There is definitely more stability as an employee than a consultant. There are more unforeseen/dependent circumstances in consulting. Consulting work is based on client work, meaning, if your client doesn’t have work for you, then you aren’t billable to that client and the firm loses money. Some firms let you go right away, 2 weeks, or sometimes months. Largely, it depends on how you spend your time on “the bench” (non-billable hours) but some other factors apply too. Companies are less likely to let an employee go because work is slow (unless that’s a forecast trend for the out-years).
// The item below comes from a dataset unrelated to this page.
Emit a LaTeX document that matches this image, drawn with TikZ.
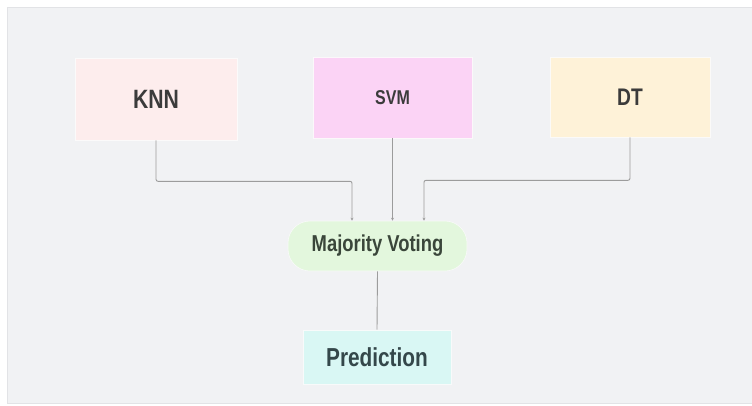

Employees are typically let go for more performance reasons, and other times, for  budget constraints.

Gaining Experience, Fast!

The biggest attraction to consulting is the accelerated speed in which you gain experience. By working with different teams, with different clients, and in different locations, it forces you to get out of your comfort zone, and acquire new skills. Consulting is a great gateway to figure out what you like and don’t like on the job. Most consulting companies have internship programs, so I would encourage you to research this option.

In summary, if you are willing and eager to travel, consulting is a great way to gain experience with a diverse set of teams and clients. Plus, it’ll give you the opportunity to save money since you typically receive generous stipends. If you are interested in consulting, but are turned off by the travel requirements, you may want to consider consulting companies that serve a specific region, as well as, look into companies that focus on public sector clients. They tend to be located in one location, so you are less likely to travel. Another point to add, if you like helping others, analyzing, and solving problems, you might have what it takes to be a great consultant!